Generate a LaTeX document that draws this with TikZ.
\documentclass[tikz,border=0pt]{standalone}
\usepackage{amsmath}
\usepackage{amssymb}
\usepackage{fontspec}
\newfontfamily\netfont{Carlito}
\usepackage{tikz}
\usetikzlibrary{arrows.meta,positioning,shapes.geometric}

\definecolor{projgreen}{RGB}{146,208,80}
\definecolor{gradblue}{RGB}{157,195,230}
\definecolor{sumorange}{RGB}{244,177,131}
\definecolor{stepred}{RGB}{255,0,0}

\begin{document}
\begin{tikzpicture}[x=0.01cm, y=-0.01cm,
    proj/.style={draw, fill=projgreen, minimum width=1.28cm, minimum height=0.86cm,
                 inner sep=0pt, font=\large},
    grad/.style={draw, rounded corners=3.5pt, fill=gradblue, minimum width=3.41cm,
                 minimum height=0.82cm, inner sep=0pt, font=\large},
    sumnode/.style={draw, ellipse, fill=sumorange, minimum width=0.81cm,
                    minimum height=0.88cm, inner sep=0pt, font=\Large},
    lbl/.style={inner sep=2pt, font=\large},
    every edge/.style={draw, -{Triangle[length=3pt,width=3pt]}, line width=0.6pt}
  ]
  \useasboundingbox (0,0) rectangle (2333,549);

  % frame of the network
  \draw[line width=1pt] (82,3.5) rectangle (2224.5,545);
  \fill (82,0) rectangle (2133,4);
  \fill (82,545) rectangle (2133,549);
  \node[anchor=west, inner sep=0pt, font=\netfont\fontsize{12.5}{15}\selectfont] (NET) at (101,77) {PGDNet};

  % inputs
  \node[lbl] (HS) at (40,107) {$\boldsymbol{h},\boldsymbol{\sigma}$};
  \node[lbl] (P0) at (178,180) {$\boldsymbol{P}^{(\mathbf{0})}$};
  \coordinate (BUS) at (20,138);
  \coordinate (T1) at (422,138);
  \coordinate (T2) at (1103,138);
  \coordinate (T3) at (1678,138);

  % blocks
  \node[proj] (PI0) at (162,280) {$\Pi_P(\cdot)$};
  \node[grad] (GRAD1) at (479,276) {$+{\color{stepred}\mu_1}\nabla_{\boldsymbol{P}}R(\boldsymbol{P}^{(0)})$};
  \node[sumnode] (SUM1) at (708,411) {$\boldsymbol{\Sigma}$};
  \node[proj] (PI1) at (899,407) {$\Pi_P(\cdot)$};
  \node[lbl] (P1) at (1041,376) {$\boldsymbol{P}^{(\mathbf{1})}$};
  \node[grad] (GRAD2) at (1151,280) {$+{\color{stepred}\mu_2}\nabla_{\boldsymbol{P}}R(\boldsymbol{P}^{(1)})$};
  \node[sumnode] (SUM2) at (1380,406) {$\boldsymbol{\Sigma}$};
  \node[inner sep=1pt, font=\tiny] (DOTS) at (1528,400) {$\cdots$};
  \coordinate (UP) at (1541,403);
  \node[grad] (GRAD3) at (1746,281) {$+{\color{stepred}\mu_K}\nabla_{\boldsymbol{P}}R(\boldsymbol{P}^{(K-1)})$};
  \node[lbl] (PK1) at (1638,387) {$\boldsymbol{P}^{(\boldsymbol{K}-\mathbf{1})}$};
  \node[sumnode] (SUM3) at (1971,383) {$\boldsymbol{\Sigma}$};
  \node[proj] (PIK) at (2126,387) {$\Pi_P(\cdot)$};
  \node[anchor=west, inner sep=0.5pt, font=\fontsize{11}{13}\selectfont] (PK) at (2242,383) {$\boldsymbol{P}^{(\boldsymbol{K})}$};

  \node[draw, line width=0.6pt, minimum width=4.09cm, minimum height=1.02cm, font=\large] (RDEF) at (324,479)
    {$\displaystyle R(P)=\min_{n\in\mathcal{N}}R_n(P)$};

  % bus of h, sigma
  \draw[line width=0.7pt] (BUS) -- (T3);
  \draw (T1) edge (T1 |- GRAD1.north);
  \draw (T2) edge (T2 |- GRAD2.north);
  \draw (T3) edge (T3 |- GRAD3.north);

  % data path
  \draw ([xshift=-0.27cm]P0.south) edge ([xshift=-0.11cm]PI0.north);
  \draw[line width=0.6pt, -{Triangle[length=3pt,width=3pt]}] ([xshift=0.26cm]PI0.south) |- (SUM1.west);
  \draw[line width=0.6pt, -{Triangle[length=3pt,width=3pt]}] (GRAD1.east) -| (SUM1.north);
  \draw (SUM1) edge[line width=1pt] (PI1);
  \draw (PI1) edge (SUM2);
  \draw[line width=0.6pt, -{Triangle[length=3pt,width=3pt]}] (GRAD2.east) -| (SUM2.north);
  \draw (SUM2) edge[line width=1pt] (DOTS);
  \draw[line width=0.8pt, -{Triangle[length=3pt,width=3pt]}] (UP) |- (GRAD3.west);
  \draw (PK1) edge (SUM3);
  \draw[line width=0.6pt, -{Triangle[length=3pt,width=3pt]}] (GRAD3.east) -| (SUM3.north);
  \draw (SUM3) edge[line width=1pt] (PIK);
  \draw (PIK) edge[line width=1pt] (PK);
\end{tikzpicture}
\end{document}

## EXERCISE GOAL
Faithfully transcribe the whole of the data.

## COMPLETED TASK
Generate a LaTeX document that draws this with TikZ.
\documentclass[tikz,border=0pt]{standalone}
\usepackage{amsmath}
\usepackage{amssymb}
\usepackage{fontspec}
\newfontfamily\netfont{Carlito}
\usepackage{tikz}
\usetikzlibrary{arrows.meta,positioning,shapes.geometric}

\definecolor{projgreen}{RGB}{146,208,80}
\definecolor{gradblue}{RGB}{157,195,230}
\definecolor{sumorange}{RGB}{244,177,131}
\definecolor{stepred}{RGB}{255,0,0}

\begin{document}
\begin{tikzpicture}[x=0.01cm, y=-0.01cm,
    proj/.style={draw, fill=projgreen, minimum width=1.28cm, minimum height=0.86cm,
                 inner sep=0pt, font=\large},
    grad/.style={draw, rounded corners=3.5pt, fill=gradblue, minimum width=3.41cm,
                 minimum height=0.82cm, inner sep=0pt, font=\large},
    sumnode/.style={draw, ellipse, fill=sumorange, minimum width=0.81cm,
                    minimum height=0.88cm, inner sep=0pt, font=\Large},
    lbl/.style={inner sep=2pt, font=\large},
    every edge/.style={draw, -{Triangle[length=3pt,width=3pt]}, line width=0.6pt}
  ]
  \useasboundingbox (0,0) rectangle (2333,549);

  % frame of the network
  \draw[line width=1pt] (82,3.5) rectangle (2224.5,545);
  \fill (82,0) rectangle (2133,4);
  \fill (82,545) rectangle (2133,549);
  \node[anchor=west, inner sep=0pt, font=\netfont\fontsize{12.5}{15}\selectfont] (NET) at (101,77) {PGDNet};

  % inputs
  \node[lbl] (HS) at (40,107) {$\boldsymbol{h},\boldsymbol{\sigma}$};
  \node[lbl] (P0) at (178,180) {$\boldsymbol{P}^{(\mathbf{0})}$};
  \coordinate (BUS) at (20,138);
  \coordinate (T1) at (422,138);
  \coordinate (T2) at (1103,138);
  \coordinate (T3) at (1678,138);

  % blocks
  \node[proj] (PI0) at (162,280) {$\Pi_P(\cdot)$};
  \node[grad] (GRAD1) at (479,276) {$+{\color{stepred}\mu_1}\nabla_{\boldsymbol{P}}R(\boldsymbol{P}^{(0)})$};
  \node[sumnode] (SUM1) at (708,411) {$\boldsymbol{\Sigma}$};
  \node[proj] (PI1) at (899,407) {$\Pi_P(\cdot)$};
  \node[lbl] (P1) at (1041,376) {$\boldsymbol{P}^{(\mathbf{1})}$};
  \node[grad] (GRAD2) at (1151,280) {$+{\color{stepred}\mu_2}\nabla_{\boldsymbol{P}}R(\boldsymbol{P}^{(1)})$};
  \node[sumnode] (SUM2) at (1380,406) {$\boldsymbol{\Sigma}$};
  \node[inner sep=1pt, font=\tiny] (DOTS) at (1528,400) {$\cdots$};
  \coordinate (UP) at (1541,403);
  \node[grad] (GRAD3) at (1746,281) {$+{\color{stepred}\mu_K}\nabla_{\boldsymbol{P}}R(\boldsymbol{P}^{(K-1)})$};
  \node[lbl] (PK1) at (1638,387) {$\boldsymbol{P}^{(\boldsymbol{K}-\mathbf{1})}$};
  \node[sumnode] (SUM3) at (1971,383) {$\boldsymbol{\Sigma}$};
  \node[proj] (PIK) at (2126,387) {$\Pi_P(\cdot)$};
  \node[anchor=west, inner sep=0.5pt, font=\fontsize{11}{13}\selectfont] (PK) at (2242,383) {$\boldsymbol{P}^{(\boldsymbol{K})}$};

  \node[draw, line width=0.6pt, minimum width=4.09cm, minimum height=1.02cm, font=\large] (RDEF) at (324,479)
    {$\displaystyle R(P)=\min_{n\in\mathcal{N}}R_n(P)$};

  % bus of h, sigma
  \draw[line width=0.7pt] (BUS) -- (T3);
  \draw (T1) edge (T1 |- GRAD1.north);
  \draw (T2) edge (T2 |- GRAD2.north);
  \draw (T3) edge (T3 |- GRAD3.north);

  % data path
  \draw ([xshift=-0.27cm]P0.south) edge ([xshift=-0.11cm]PI0.north);
  \draw[line width=0.6pt, -{Triangle[length=3pt,width=3pt]}] ([xshift=0.26cm]PI0.south) |- (SUM1.west);
  \draw[line width=0.6pt, -{Triangle[length=3pt,width=3pt]}] (GRAD1.east) -| (SUM1.north);
  \draw (SUM1) edge[line width=1pt] (PI1);
  \draw (PI1) edge (SUM2);
  \draw[line width=0.6pt, -{Triangle[length=3pt,width=3pt]}] (GRAD2.east) -| (SUM2.north);
  \draw (SUM2) edge[line width=1pt] (DOTS);
  \draw[line width=0.8pt, -{Triangle[length=3pt,width=3pt]}] (UP) |- (GRAD3.west);
  \draw (PK1) edge (SUM3);
  \draw[line width=0.6pt, -{Triangle[length=3pt,width=3pt]}] (GRAD3.east) -| (SUM3.north);
  \draw (SUM3) edge[line width=1pt] (PIK);
  \draw (PIK) edge[line width=1pt] (PK);
\end{tikzpicture}
\end{document}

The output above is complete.